There’s a saying that when goods cross borders, armies don’t (it’s the correlative to the observation attributed to Bastiat: “If goods cannot cross borders, armies will.”). The point is that trade tends to bring people together who might otherwise have cause to be hostile. One of the themes at Acton University, which begins in just a few hours, is globalization and various Christian responses. That’s sure to be the case again this year, as we have just about 70 countries represented among the various participants.
It’s within this context that I want to pass along a noteworthy story I heard yesterday on our statewide public radio station, Michigan Radio. It focuses on what automaker General Motors did when faced with parts shortages following the Fukushima earthquake.
GM added a local Japan-based “War Room” to its response, focusing on solving problems on the ground to get the supply-chain back up and running. As Tracy Samilton reports, “Once the suppliers became convinced GM wasn’t there to dump them, they were awfully happy for their customer’s help. Whatever GM could do, it did. One supplier ran out of a special form of hydrogen peroxide. GM found another source for it and shipped it in from Korea. The company hired trucks.”
So when you have companies with global reach across borders and global supply chains to match, you get a different kind of “War Room,” those focused on putting “the links of the Japanese supply chain back together, often just in time to keep an assembly line from shutting down.”
As Samilton summarizes the lessons of the parts crisis, “People involved in the effort say they grew as human beings, grew closer to each other, met people in the company they might never have known. It was tough. But War Room veterans are keen to point out that they’re not the heroes of this story.”
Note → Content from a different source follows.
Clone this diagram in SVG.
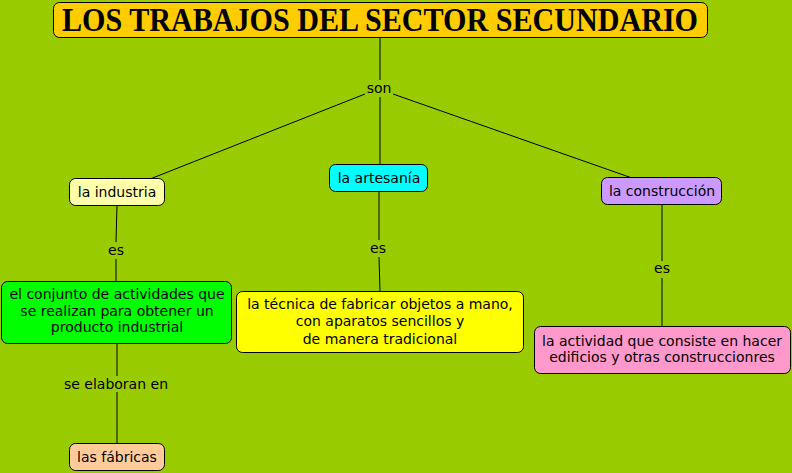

Ron Mills, head of engineering at GM’s Tech Center, puts it this way,
“We all worked really hard here, but at the end of the day, I did go home, right? And I ate well, and people in Japan could not do that. They had to work hard and also go back and try to find food and clothing and shelter for them and their families and which – I was just in awe of how hard and how they were able to endure.”
The GM workers were driven both by a sense of self-preservation and need as well as genuine concern for their Japanese partners, a concern that became more concrete and palpable as the invisible hands up the supply chain became increasingly visible.